_Exercise details:_ Identify each line containing the word "matplotlib" and copy it.

[Records excerpted from a collection]
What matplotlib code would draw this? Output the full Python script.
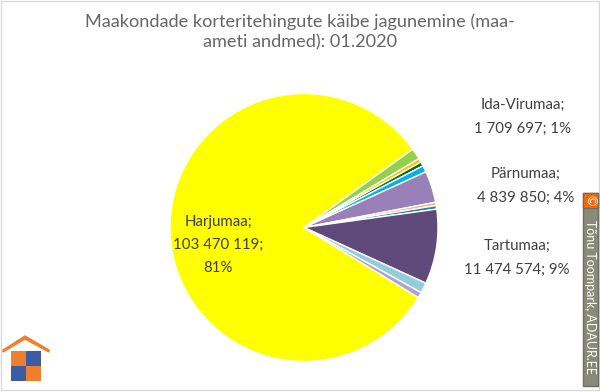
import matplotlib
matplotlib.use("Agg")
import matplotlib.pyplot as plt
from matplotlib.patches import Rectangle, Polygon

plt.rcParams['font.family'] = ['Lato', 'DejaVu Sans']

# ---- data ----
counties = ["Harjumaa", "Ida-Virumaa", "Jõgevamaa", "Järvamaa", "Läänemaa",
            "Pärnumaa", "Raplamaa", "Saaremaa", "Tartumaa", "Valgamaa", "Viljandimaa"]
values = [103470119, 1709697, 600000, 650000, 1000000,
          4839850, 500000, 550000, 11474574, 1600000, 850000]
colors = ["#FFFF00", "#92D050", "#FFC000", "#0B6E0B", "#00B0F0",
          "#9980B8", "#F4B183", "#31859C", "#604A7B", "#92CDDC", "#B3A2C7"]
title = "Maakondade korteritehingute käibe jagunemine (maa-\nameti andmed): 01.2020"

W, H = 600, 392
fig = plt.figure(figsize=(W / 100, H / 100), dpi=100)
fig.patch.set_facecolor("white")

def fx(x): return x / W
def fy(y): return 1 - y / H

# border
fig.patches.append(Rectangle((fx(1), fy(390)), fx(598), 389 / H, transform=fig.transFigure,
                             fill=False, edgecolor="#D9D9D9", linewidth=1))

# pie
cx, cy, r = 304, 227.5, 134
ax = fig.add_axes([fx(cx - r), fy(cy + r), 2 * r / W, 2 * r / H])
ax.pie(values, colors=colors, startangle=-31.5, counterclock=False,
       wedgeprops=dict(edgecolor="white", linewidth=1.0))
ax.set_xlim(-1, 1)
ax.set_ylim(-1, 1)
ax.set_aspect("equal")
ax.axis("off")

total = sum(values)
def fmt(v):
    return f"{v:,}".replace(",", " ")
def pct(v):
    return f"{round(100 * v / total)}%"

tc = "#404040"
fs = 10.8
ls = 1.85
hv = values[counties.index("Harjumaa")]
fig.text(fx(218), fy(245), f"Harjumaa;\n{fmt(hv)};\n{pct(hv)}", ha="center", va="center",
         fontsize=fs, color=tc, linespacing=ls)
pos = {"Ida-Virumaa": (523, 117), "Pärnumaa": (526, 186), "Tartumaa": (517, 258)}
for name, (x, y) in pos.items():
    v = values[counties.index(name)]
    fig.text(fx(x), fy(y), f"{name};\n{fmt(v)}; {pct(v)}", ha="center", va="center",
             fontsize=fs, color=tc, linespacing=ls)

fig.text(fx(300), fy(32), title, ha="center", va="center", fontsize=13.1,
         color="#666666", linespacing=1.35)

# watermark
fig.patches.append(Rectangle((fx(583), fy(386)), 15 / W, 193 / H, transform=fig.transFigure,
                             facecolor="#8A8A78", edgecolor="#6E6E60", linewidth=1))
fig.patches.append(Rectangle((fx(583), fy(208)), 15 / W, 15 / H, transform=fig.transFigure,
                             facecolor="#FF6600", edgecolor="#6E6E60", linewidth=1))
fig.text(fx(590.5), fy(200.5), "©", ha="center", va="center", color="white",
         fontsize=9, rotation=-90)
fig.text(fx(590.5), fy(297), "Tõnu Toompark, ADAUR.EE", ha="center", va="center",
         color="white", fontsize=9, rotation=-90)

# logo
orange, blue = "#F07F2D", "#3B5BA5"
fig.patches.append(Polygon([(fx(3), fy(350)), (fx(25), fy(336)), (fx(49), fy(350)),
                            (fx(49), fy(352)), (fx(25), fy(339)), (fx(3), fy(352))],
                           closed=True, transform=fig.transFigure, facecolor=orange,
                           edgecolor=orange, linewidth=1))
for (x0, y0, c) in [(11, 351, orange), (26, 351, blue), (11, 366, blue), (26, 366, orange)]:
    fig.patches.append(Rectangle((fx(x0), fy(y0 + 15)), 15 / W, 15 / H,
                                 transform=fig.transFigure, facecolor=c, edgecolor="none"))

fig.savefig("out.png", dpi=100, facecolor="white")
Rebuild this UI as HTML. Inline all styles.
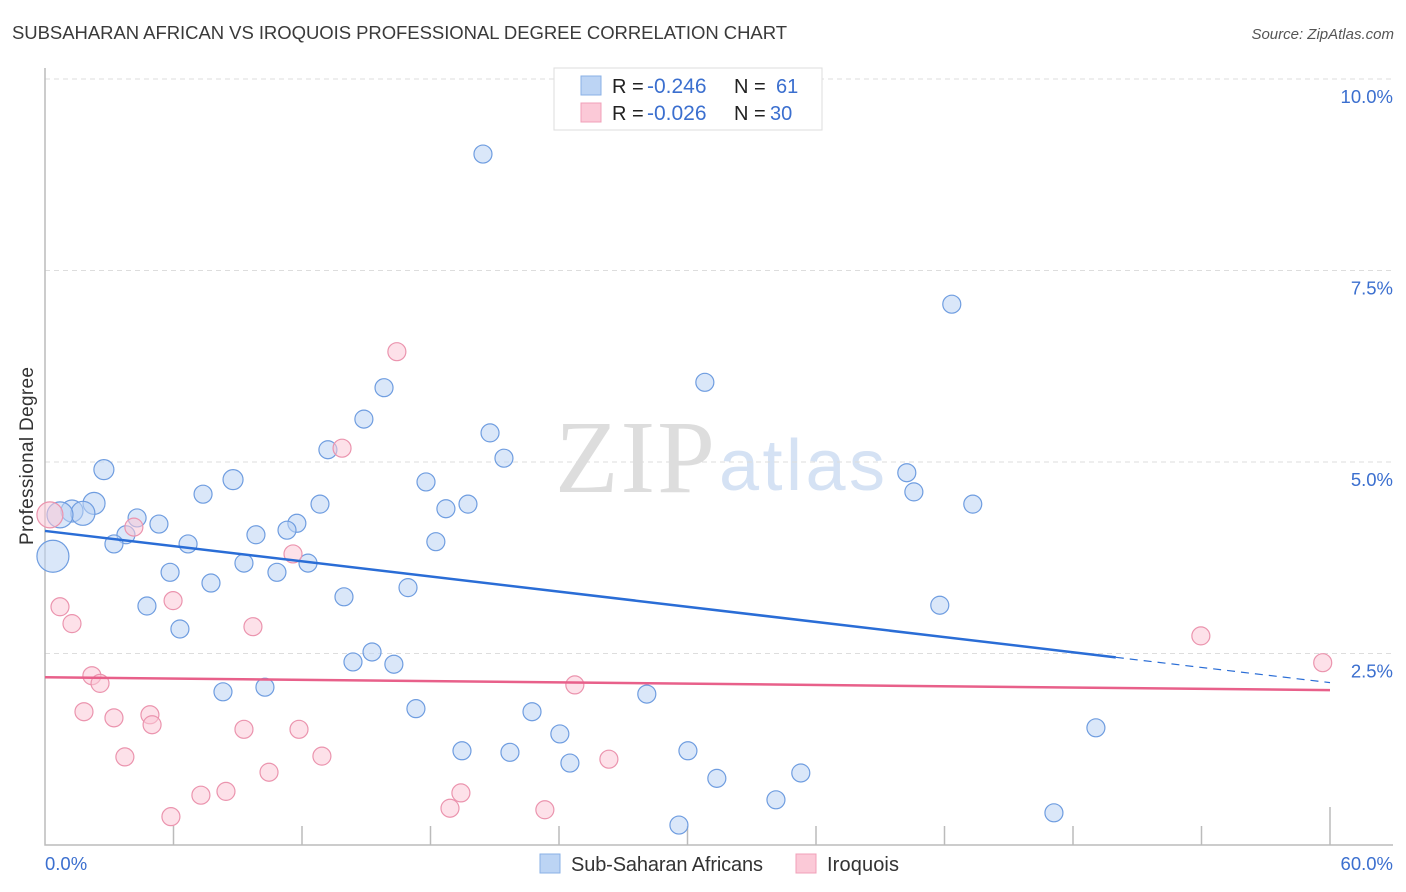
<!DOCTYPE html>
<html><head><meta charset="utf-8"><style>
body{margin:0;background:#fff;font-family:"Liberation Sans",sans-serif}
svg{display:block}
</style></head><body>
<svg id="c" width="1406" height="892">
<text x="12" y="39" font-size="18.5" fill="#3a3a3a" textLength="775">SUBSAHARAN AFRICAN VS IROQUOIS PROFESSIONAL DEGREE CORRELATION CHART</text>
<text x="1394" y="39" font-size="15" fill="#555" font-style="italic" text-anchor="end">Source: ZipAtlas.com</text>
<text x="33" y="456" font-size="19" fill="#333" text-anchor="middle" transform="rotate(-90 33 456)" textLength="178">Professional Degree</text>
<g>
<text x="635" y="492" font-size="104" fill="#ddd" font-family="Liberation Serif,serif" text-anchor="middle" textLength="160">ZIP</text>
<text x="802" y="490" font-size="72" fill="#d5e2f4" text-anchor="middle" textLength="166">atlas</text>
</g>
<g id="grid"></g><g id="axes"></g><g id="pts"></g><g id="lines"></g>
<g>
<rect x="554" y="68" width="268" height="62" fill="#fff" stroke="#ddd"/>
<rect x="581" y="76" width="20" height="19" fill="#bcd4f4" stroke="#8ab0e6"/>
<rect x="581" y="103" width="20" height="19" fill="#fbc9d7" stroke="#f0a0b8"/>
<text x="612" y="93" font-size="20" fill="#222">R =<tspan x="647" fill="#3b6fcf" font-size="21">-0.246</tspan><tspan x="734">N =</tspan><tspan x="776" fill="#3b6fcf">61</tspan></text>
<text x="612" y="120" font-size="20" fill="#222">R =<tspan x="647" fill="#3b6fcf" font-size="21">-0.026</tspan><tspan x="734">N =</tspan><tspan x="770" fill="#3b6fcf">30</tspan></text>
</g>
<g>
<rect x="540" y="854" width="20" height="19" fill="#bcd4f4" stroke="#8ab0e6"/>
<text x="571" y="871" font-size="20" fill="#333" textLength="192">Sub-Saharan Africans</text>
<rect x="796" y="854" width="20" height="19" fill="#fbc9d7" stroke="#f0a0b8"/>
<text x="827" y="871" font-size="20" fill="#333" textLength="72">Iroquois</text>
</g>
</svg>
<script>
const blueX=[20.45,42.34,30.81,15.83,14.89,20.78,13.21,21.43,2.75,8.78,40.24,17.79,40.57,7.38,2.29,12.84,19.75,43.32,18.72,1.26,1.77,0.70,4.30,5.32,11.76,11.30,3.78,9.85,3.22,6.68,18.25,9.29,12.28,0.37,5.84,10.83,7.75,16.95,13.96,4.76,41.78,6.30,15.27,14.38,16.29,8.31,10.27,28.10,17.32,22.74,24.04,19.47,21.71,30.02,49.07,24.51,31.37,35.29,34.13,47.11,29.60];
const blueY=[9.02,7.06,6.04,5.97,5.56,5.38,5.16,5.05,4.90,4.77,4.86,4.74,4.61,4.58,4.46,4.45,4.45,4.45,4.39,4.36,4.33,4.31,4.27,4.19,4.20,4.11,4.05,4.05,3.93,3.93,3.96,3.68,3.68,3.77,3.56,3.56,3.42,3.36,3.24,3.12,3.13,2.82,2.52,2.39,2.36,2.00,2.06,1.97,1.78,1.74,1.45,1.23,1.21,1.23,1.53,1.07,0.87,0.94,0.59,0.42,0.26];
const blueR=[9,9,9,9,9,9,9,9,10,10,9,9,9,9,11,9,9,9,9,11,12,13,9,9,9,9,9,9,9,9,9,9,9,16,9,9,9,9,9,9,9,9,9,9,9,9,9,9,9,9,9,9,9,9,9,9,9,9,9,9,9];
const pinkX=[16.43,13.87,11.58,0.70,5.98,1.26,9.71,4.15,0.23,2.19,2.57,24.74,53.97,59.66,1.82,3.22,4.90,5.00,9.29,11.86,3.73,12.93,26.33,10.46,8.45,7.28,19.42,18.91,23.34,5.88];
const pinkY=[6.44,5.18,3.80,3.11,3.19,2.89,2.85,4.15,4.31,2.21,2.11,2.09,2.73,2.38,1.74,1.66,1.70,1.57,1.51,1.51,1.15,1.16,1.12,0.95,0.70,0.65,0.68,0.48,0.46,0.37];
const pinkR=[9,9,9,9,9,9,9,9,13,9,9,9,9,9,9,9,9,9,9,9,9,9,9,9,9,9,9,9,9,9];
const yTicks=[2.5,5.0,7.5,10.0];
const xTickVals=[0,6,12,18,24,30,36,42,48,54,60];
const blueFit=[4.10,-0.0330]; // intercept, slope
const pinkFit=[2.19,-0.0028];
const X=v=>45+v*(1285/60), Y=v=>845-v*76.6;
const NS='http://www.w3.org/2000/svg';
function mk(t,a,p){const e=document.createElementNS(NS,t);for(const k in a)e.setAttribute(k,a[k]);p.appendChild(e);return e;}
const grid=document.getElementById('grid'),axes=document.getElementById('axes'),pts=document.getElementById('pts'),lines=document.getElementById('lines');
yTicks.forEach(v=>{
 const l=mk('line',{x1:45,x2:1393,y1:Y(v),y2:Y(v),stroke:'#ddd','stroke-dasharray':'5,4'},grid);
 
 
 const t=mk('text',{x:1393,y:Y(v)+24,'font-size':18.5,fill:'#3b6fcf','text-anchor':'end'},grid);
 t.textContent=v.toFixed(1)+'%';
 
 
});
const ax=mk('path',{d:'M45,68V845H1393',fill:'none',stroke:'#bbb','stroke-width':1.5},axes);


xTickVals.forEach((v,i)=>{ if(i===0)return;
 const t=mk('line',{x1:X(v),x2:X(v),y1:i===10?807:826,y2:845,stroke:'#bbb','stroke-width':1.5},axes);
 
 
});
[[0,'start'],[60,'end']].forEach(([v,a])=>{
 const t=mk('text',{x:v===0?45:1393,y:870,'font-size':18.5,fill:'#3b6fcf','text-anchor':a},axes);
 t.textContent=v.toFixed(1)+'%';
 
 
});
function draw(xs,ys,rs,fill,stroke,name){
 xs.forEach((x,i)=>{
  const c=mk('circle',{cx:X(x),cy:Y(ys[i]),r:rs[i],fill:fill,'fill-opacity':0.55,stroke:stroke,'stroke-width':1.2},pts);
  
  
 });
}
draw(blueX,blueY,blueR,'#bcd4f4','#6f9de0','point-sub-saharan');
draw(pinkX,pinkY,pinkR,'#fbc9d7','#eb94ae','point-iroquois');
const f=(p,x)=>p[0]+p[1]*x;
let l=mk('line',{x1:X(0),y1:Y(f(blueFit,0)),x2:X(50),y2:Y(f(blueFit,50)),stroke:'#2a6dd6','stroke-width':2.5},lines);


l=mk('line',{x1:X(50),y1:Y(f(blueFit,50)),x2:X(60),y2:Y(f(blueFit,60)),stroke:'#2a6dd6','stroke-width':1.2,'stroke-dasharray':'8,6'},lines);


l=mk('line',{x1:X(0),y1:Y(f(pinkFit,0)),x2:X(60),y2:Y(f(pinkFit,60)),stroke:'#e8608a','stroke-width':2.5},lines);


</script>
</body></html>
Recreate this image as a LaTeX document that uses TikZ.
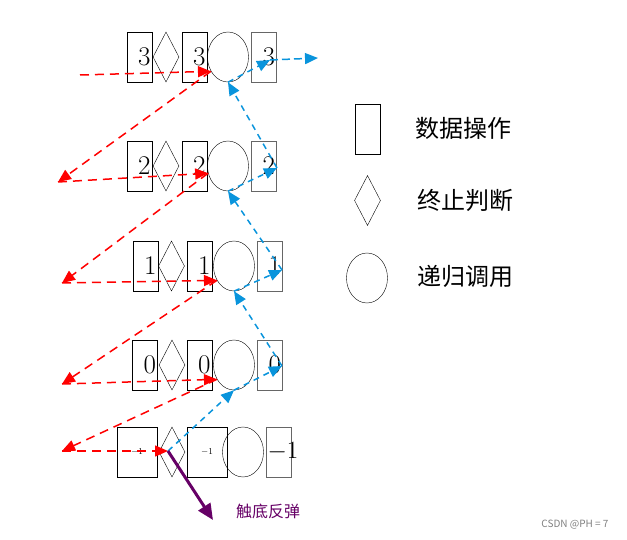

_Exercise response:_
What matplotlib code would draw this? Output the full Python script.
import matplotlib
matplotlib.use("Agg")
import matplotlib.pyplot as plt
from matplotlib.patches import Rectangle, Polygon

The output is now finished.